Yaeji (Kathy Yaeji Lee), is a Korean DJ, producer, singer and rapper born in Queens, New York. Growing up, Yaeji spent time in South Korea, Atlanta and her home city, she tells Dazed that traditional Korean culture is important to her and she is part of the contemporary electronic underground scene in Seoul. Yaeji’s genre is a combination of dance, electronic and ambient house, also with traits of hip-hop. Quite the concoction but a brilliantly authentic one at that.
Yaeji first started creating music when she began experimenting with DJ’ing in her student days, while studying painting and conceptual art at Pittsburgh’s Carnegie Mellon University. Now twenty four, Yaeji has been producing her own music for the past four years.
Her first EP (self-titled) was released just eight months ego, and already she has dropped a second, wittily named EP2. Yaeji explains that EP2 represented growth and that she felt out of her comfort zone for the whole process of creating it.
I find this comment interesting because from listening to the EP, she seems very settled artistically and due to the slickness of the tracks (taking into consideration the little time she took to create them), it seemed as though she had a clear vision and generating it came naturally to her.
The first track on the EP is a mellow and melancholic one titled “Feelings Change“. It’s an emotive and thought-provoking song with a dreamy synth and Yaeji’s hushed vocals monotone for almost the entirety. This track reminded me of “Skinny Ghost” and “January 6” both by Happy Trendy, and as the first taste of Yaeji’s music I had, I assumed she too fell in the region of electronic music that is rather depressing but also captivatingly beautiful.
I was then pleasantly surprised by the following edgy and bold tune “Raingurl“. Yaeji contrasts Korean words with her ‘heard before’ lyrics “oh yeah hey dawg hey what’s up“. This makes the track ten times cooler than if the American accented lyrics stood alone, plus it makes the track accessible to a wider audience through a combination of styles in addition to languages.
In the later part of the track, there is a broken down section involving eery whispered vocals edited with a lot of reverb and other effects, the vocals are very atmospheric and sound similar to those of Canadian artist Grimes.
“Drink I’m Sippin On” is another unique delight.

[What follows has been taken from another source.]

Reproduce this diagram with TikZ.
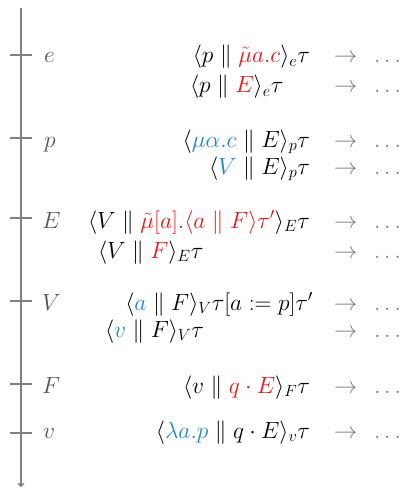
\documentclass[tikz,border=0pt]{standalone}
\usepackage{amsmath}
\usepackage{graphicx}
\usetikzlibrary{arrows.meta}
\definecolor{hred}{RGB}{240,20,20}
\definecolor{hblue}{RGB}{28,136,212}
\definecolor{axisgray}{RGB}{128,128,128}
\definecolor{labgray}{RGB}{85,85,85}
\newcommand{\pr}{\mathrel{\|}}
\newcommand{\R}[1]{\textcolor{hred}{#1}}
\newcommand{\B}[1]{\textcolor{hblue}{#1}}
\newcommand{\M}[1]{\scalebox{1.13}{$#1$}}
\begin{document}
\begin{tikzpicture}[x=1pt,y=-1pt,
  every node/.style={inner sep=0pt,outer sep=0pt,font=\fontsize{20.74}{25}\selectfont},
  expr/.style={anchor=base east},
  exprl/.style={anchor=base west},
  lab/.style={anchor=base west,text=labgray},
  arr/.style={anchor=base west,text=axisgray},
  axis/.style={draw=axisgray,line width=1.1pt},
  tick/.style={draw=axisgray,line width=1.1pt}]
\useasboundingbox (0,0) rectangle (407,489);
\coordinate (top) at (21,8);
\coordinate (bot) at (21,487);
\draw[axis,-{Straight Barb[length=3pt,width=6pt]}] (top) -- (bot);
% ticks
\foreach \n/\y in {te/55,tp/138,tE/218,tV/301,tF/384,tv/433}{
  \coordinate (\n a) at (10,\y);
  \coordinate (\n b) at (32,\y);
  \draw[tick] (\n a) -- (\n b);
}
% labels
\node[lab] (le) at (44,63) {\M{e}};
\node[lab] (lp) at (44,147) {\M{p}};
\node[lab] (lE) at (42,228) {\M{E}};
\node[lab] (lV) at (42,310) {\M{V}};
\node[lab] (lF) at (42,393) {\M{F}};
\node[lab] (lv) at (43,438) {\M{v}};
% expressions
\node[expr] (e1) at (310,63) {\M{\langle p \pr \R{\tilde\mu a.c}\rangle_e\tau}};
\node[exprl] (e2) at (190,93) {\M{\langle p \pr \R{E}\rangle_e\tau}};
\node[expr] (p1) at (310,147) {\M{\langle \B{\mu\alpha.c} \pr E\rangle_p\tau}};
\node[expr] (p2) at (310,174) {\M{\langle \B{V} \pr E\rangle_p\tau}};
\node[expr] (E1) at (310,228) {\M{\langle V \pr \R{\tilde\mu[a].\langle a \pr F\rangle\tau'}\rangle_E\tau}};
\node[exprl] (E2) at (98,258) {\M{\langle V \pr \R{F}\rangle_E\tau}};
\node[expr] (V1) at (313,310) {\M{\langle \B{a} \pr F\rangle_V\tau[a:=p]\tau'}};
\node[exprl] (V2) at (105,337) {\M{\langle \B{v} \pr F\rangle_V\tau}};
\node[expr] (F1) at (310,393) {\M{\langle v \pr \R{q\cdot E}\rangle_F\tau}};
\node[expr] (v1) at (310,438) {\M{\langle \B{\lambda a.p} \pr q\cdot E\rangle_v\tau}};
% arrows and dots
\foreach \n/\y in {e1/63,e2/93,p1/147,p2/174,E1/228,E2/258,V1/310,V2/337,F1/393,v1/438}{
  \node[arr] (a\n) at (334,\y) {\M{\rightarrow}};
  \node[arr] (d\n) at (374,\y) {\M{\ldots}};
}
\end{tikzpicture}
\end{document}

Yaeji speaks (more than sings) Korean lyrics in an attitude drenched unexpectedly low voice, then sustained backing vocals join the mix with electric drum pads sounds, making the track particularly sexy.
Fourth comes “After That“. This track especially exhibits Yaeji’s skill of layering and mixing in terms of production. She fills out the track with different pitches and textures- the deep dull bass line is garnished with her mid range vocals, these are then sprinkled with the higher toned elements such as the rain-drop-like sounds and the higher vocal harmonies.
The final track on EP2 is Yaeji’s take on Drake’s chart topping “Passionfruit“. In comparison with the other tracks, I think this is the least exciting, the others ooze originality and unpredictability, however “Passionfruit” doesn’t quite live up to them due to its altercations from the original, overall not being massively noticeable.
There is an interesting change in rhythm, the original track is syncopated however Yaeji has used sampling to make her version pulsate on every beat, resulting in a fuller texture throughout – although, I believe this track could have been a more interesting one, taking into account Yaeji’s impressive skills and individuality.
Yaeji is a compelling new artist who is multi-talented and refreshing. Her music is enjoyable in many contexts, from walking down the street to going hard in a dutty club. If Yaeji keeps working at this pace hopefully we’ll have another EP of hers to love by summer.